Quote the listing in full, exactly as given, minus any pictures.

================================

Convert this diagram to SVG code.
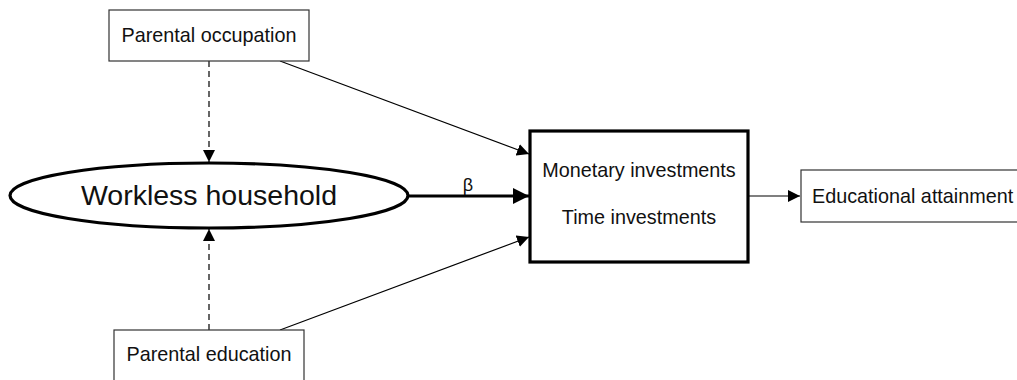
<svg xmlns="http://www.w3.org/2000/svg" width="1017" height="380" viewBox="0 0 1017 380">
<style>
.box{fill:#fff;stroke:#333;stroke-width:1.2}
.thick{fill:#fff;stroke:#000;stroke-width:3.2}
.t{font-family:"Liberation Sans",Arial,sans-serif;font-size:19.8px;fill:#111;text-anchor:middle}
.big{font-size:28.5px}
.c{stroke:#000;fill:none;stroke-width:1.2}
.w{stroke-width:3}
.d{stroke-dasharray:6,4}
</style>
<defs>
<marker id="ah" viewBox="0 0 10 10" refX="10" refY="5" markerWidth="12" markerHeight="12" markerUnits="userSpaceOnUse" orient="auto"><path d="M0,0L10,5L0,10z" fill="#000"/></marker>
<marker id="ahb" viewBox="0 0 10 10" refX="10" refY="5" markerWidth="16" markerHeight="16" markerUnits="userSpaceOnUse" orient="auto"><path d="M0,0L10,5L0,10z" fill="#000"/></marker>
</defs>
<g id="connectors">
<line class="c d" x1="209" y1="61" x2="209" y2="162" marker-end="url(#ah)"/>
<line class="c d" x1="209" y1="330" x2="209" y2="229" marker-end="url(#ah)"/>
<line class="c" x1="280" y1="61" x2="529" y2="154" marker-end="url(#ah)"/>
<line class="c" x1="280" y1="330" x2="529" y2="237" marker-end="url(#ah)"/>
<line class="c w" x1="408" y1="196" x2="529" y2="196" marker-end="url(#ahb)"/>
<line class="c" x1="748" y1="196" x2="800" y2="196" marker-end="url(#ah)"/>
<text class="t" x="468" y="191" style="font-size:18px">β</text>
</g>
<g id="parental-occupation">
<rect class="box" x="109" y="10" width="200" height="51"/>
<text class="t" x="209" y="42">Parental occupation</text>
</g>
<g id="workless-household">
<ellipse class="thick" cx="209" cy="195.5" rx="199" ry="32.5"/>
<text class="t big" x="209" y="205">Workless household</text>
</g>
<g id="investments">
<rect class="thick" x="530" y="131" width="218" height="131"/>
<text class="t" x="639" y="177">Monetary investments</text>
<text class="t" x="639" y="224">Time investments</text>
</g>
<g id="educational-attainment">
<rect class="box" x="801" y="170" width="230" height="52"/>
<text class="t" x="812" y="203" style="text-anchor:start">Educational attainment</text>
</g>
<g id="parental-education">
<rect class="box" x="114" y="330" width="190" height="60"/>
<text class="t" x="209" y="361">Parental education</text>
</g>
</svg>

================================

Expected answer –
Convert this diagram to SVG code.
<svg xmlns="http://www.w3.org/2000/svg" width="1017" height="380" viewBox="0 0 1017 380">
<style>
.box{fill:#fff;stroke:#333;stroke-width:1.2}
.thick{fill:#fff;stroke:#000;stroke-width:3.2}
.t{font-family:"Liberation Sans",Arial,sans-serif;font-size:19.8px;fill:#111;text-anchor:middle}
.big{font-size:28.5px}
.c{stroke:#000;fill:none;stroke-width:1.2}
.w{stroke-width:3}
.d{stroke-dasharray:6,4}
</style>
<defs>
<marker id="ah" viewBox="0 0 10 10" refX="10" refY="5" markerWidth="12" markerHeight="12" markerUnits="userSpaceOnUse" orient="auto"><path d="M0,0L10,5L0,10z" fill="#000"/></marker>
<marker id="ahb" viewBox="0 0 10 10" refX="10" refY="5" markerWidth="16" markerHeight="16" markerUnits="userSpaceOnUse" orient="auto"><path d="M0,0L10,5L0,10z" fill="#000"/></marker>
</defs>
<g id="connectors">
<line class="c d" x1="209" y1="61" x2="209" y2="162" marker-end="url(#ah)"/>
<line class="c d" x1="209" y1="330" x2="209" y2="229" marker-end="url(#ah)"/>
<line class="c" x1="280" y1="61" x2="529" y2="154" marker-end="url(#ah)"/>
<line class="c" x1="280" y1="330" x2="529" y2="237" marker-end="url(#ah)"/>
<line class="c w" x1="408" y1="196" x2="529" y2="196" marker-end="url(#ahb)"/>
<line class="c" x1="748" y1="196" x2="800" y2="196" marker-end="url(#ah)"/>
<text class="t" x="468" y="191" style="font-size:18px">β</text>
</g>
<g id="parental-occupation">
<rect class="box" x="109" y="10" width="200" height="51"/>
<text class="t" x="209" y="42">Parental occupation</text>
</g>
<g id="workless-household">
<ellipse class="thick" cx="209" cy="195.5" rx="199" ry="32.5"/>
<text class="t big" x="209" y="205">Workless household</text>
</g>
<g id="investments">
<rect class="thick" x="530" y="131" width="218" height="131"/>
<text class="t" x="639" y="177">Monetary investments</text>
<text class="t" x="639" y="224">Time investments</text>
</g>
<g id="educational-attainment">
<rect class="box" x="801" y="170" width="230" height="52"/>
<text class="t" x="812" y="203" style="text-anchor:start">Educational attainment</text>
</g>
<g id="parental-education">
<rect class="box" x="114" y="330" width="190" height="60"/>
<text class="t" x="209" y="361">Parental education</text>
</g>
</svg>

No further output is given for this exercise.